Return all of the data exactly as written, without the pictures.

'''

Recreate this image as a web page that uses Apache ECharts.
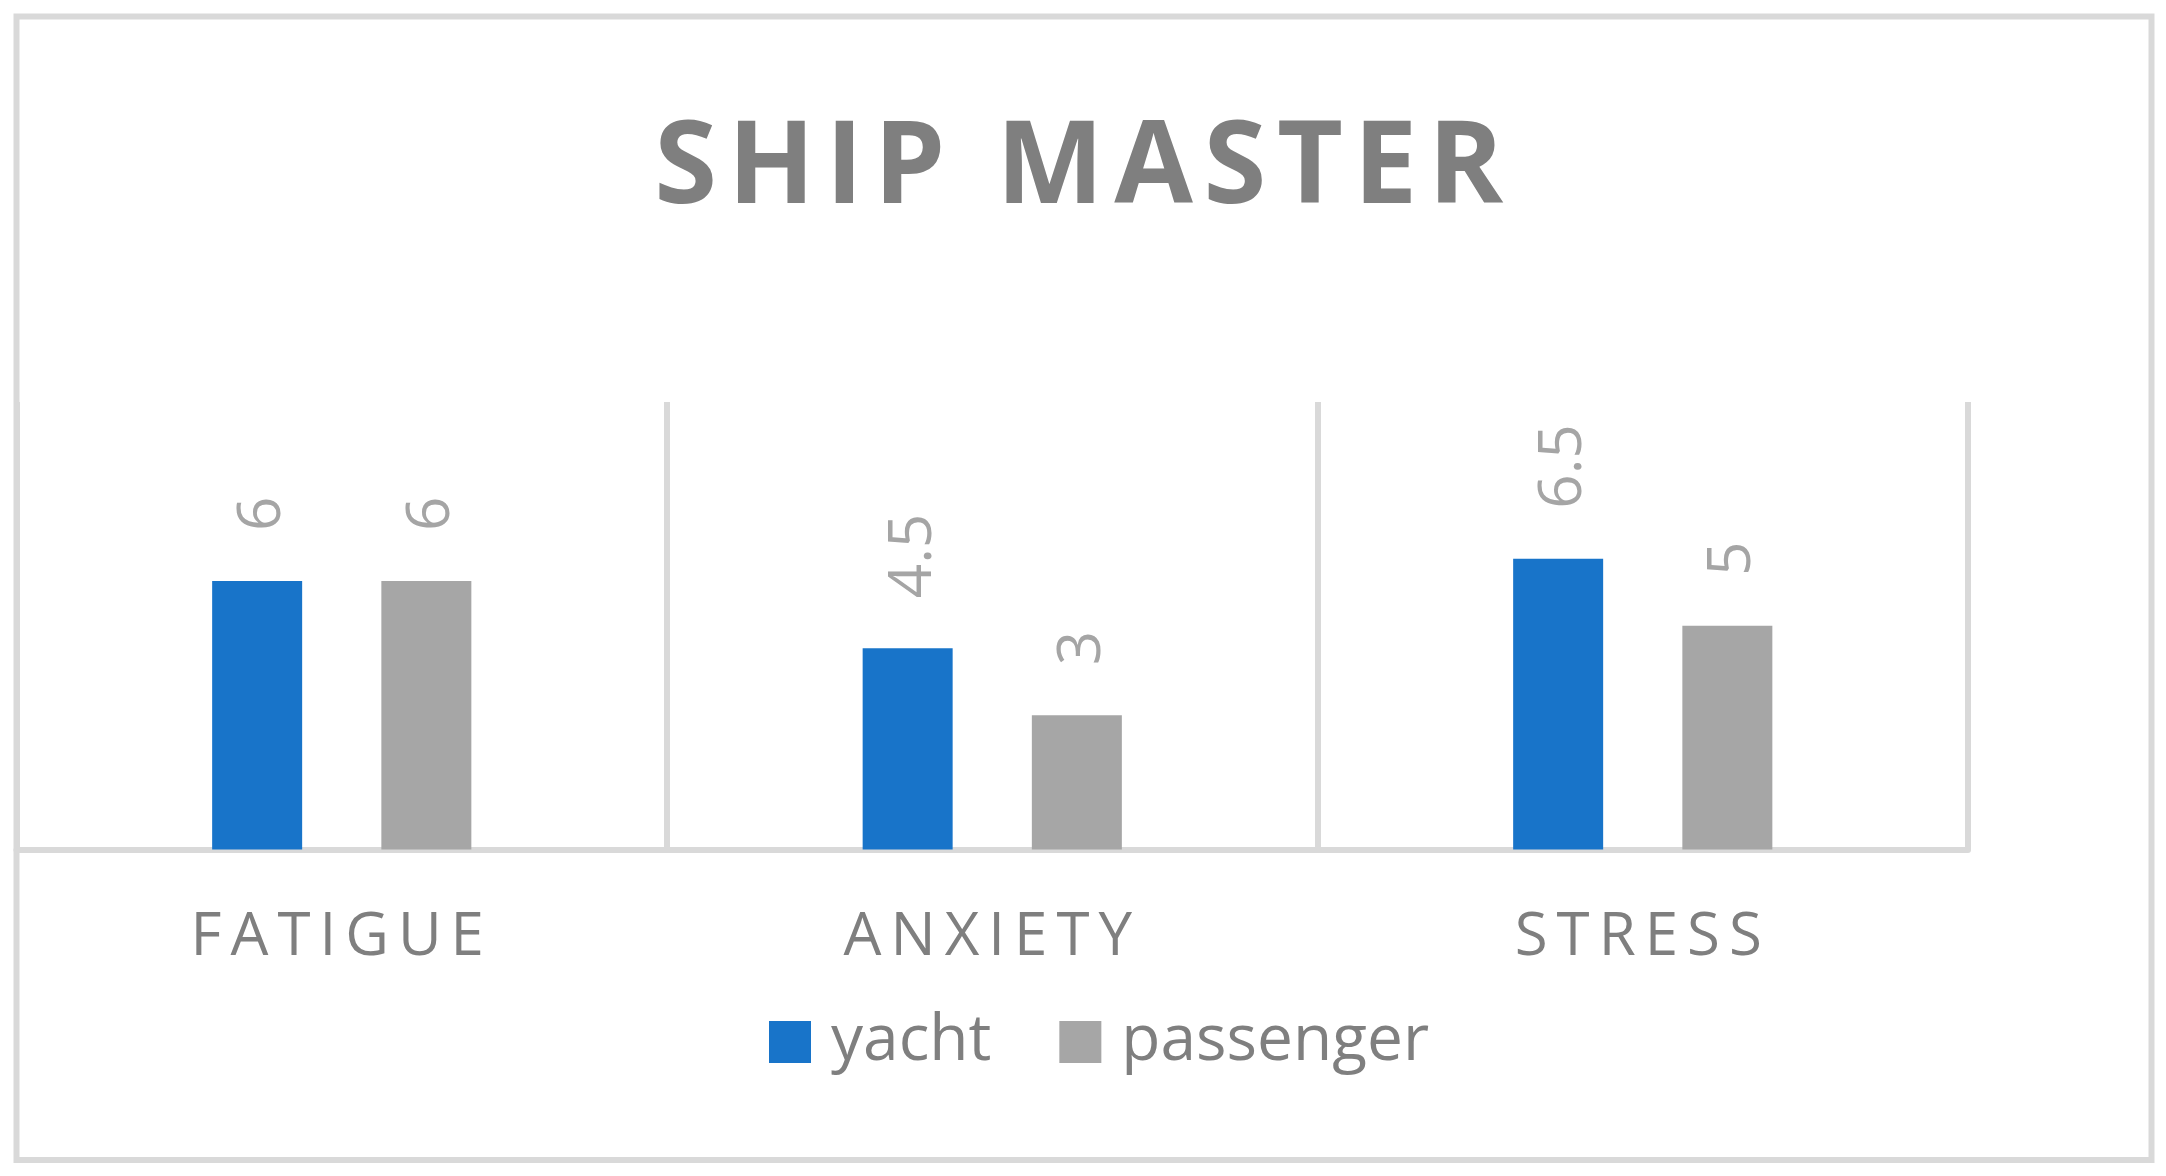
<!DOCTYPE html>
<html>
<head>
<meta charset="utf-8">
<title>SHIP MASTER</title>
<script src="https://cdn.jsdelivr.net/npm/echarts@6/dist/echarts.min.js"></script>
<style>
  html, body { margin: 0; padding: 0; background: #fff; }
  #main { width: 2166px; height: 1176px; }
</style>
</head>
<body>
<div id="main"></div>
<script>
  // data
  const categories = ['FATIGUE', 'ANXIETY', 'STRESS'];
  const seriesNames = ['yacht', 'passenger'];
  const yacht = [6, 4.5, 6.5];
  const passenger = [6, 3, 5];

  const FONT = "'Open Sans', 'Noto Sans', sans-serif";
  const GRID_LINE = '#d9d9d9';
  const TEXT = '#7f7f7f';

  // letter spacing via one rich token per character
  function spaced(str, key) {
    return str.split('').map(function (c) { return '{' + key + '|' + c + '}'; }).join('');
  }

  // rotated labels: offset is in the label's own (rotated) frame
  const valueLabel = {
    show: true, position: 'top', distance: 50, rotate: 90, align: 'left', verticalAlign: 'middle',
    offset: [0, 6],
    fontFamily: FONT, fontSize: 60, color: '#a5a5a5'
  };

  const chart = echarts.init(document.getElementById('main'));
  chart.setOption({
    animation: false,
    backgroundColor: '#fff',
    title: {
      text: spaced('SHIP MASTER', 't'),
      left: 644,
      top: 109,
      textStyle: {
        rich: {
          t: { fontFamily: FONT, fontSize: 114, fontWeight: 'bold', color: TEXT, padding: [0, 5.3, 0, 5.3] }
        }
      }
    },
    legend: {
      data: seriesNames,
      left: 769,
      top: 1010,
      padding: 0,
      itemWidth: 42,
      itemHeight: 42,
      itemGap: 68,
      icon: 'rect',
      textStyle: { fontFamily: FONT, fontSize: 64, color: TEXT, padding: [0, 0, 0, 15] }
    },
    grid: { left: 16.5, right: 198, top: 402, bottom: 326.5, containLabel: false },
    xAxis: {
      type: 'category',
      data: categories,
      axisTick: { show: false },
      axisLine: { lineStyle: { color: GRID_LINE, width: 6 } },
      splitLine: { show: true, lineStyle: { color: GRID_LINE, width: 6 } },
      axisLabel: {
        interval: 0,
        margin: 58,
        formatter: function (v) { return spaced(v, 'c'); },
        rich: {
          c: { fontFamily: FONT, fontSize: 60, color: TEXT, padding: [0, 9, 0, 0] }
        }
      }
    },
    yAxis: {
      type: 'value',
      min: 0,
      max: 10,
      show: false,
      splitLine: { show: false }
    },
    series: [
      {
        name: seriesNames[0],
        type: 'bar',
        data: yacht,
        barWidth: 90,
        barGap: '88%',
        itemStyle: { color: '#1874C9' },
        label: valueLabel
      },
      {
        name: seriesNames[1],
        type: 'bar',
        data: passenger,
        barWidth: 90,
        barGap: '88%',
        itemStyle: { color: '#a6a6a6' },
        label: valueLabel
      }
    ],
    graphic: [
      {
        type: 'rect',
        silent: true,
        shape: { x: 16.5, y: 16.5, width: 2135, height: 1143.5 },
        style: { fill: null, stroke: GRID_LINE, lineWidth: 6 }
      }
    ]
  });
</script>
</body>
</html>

'''

◆ EXPECTED OUTPUT:
Recreate this image as a web page that uses Apache ECharts.
<!DOCTYPE html>
<html>
<head>
<meta charset="utf-8">
<title>SHIP MASTER</title>
<script src="https://cdn.jsdelivr.net/npm/echarts@6/dist/echarts.min.js"></script>
<style>
  html, body { margin: 0; padding: 0; background: #fff; }
  #main { width: 2166px; height: 1176px; }
</style>
</head>
<body>
<div id="main"></div>
<script>
  // data
  const categories = ['FATIGUE', 'ANXIETY', 'STRESS'];
  const seriesNames = ['yacht', 'passenger'];
  const yacht = [6, 4.5, 6.5];
  const passenger = [6, 3, 5];

  const FONT = "'Open Sans', 'Noto Sans', sans-serif";
  const GRID_LINE = '#d9d9d9';
  const TEXT = '#7f7f7f';

  // letter spacing via one rich token per character
  function spaced(str, key) {
    return str.split('').map(function (c) { return '{' + key + '|' + c + '}'; }).join('');
  }

  // rotated labels: offset is in the label's own (rotated) frame
  const valueLabel = {
    show: true, position: 'top', distance: 50, rotate: 90, align: 'left', verticalAlign: 'middle',
    offset: [0, 6],
    fontFamily: FONT, fontSize: 60, color: '#a5a5a5'
  };

  const chart = echarts.init(document.getElementById('main'));
  chart.setOption({
    animation: false,
    backgroundColor: '#fff',
    title: {
      text: spaced('SHIP MASTER', 't'),
      left: 644,
      top: 109,
      textStyle: {
        rich: {
          t: { fontFamily: FONT, fontSize: 114, fontWeight: 'bold', color: TEXT, padding: [0, 5.3, 0, 5.3] }
        }
      }
    },
    legend: {
      data: seriesNames,
      left: 769,
      top: 1010,
      padding: 0,
      itemWidth: 42,
      itemHeight: 42,
      itemGap: 68,
      icon: 'rect',
      textStyle: { fontFamily: FONT, fontSize: 64, color: TEXT, padding: [0, 0, 0, 15] }
    },
    grid: { left: 16.5, right: 198, top: 402, bottom: 326.5, containLabel: false },
    xAxis: {
      type: 'category',
      data: categories,
      axisTick: { show: false },
      axisLine: { lineStyle: { color: GRID_LINE, width: 6 } },
      splitLine: { show: true, lineStyle: { color: GRID_LINE, width: 6 } },
      axisLabel: {
        interval: 0,
        margin: 58,
        formatter: function (v) { return spaced(v, 'c'); },
        rich: {
          c: { fontFamily: FONT, fontSize: 60, color: TEXT, padding: [0, 9, 0, 0] }
        }
      }
    },
    yAxis: {
      type: 'value',
      min: 0,
      max: 10,
      show: false,
      splitLine: { show: false }
    },
    series: [
      {
        name: seriesNames[0],
        type: 'bar',
        data: yacht,
        barWidth: 90,
        barGap: '88%',
        itemStyle: { color: '#1874C9' },
        label: valueLabel
      },
      {
        name: seriesNames[1],
        type: 'bar',
        data: passenger,
        barWidth: 90,
        barGap: '88%',
        itemStyle: { color: '#a6a6a6' },
        label: valueLabel
      }
    ],
    graphic: [
      {
        type: 'rect',
        silent: true,
        shape: { x: 16.5, y: 16.5, width: 2135, height: 1143.5 },
        style: { fill: null, stroke: GRID_LINE, lineWidth: 6 }
      }
    ]
  });
</script>
</body>
</html>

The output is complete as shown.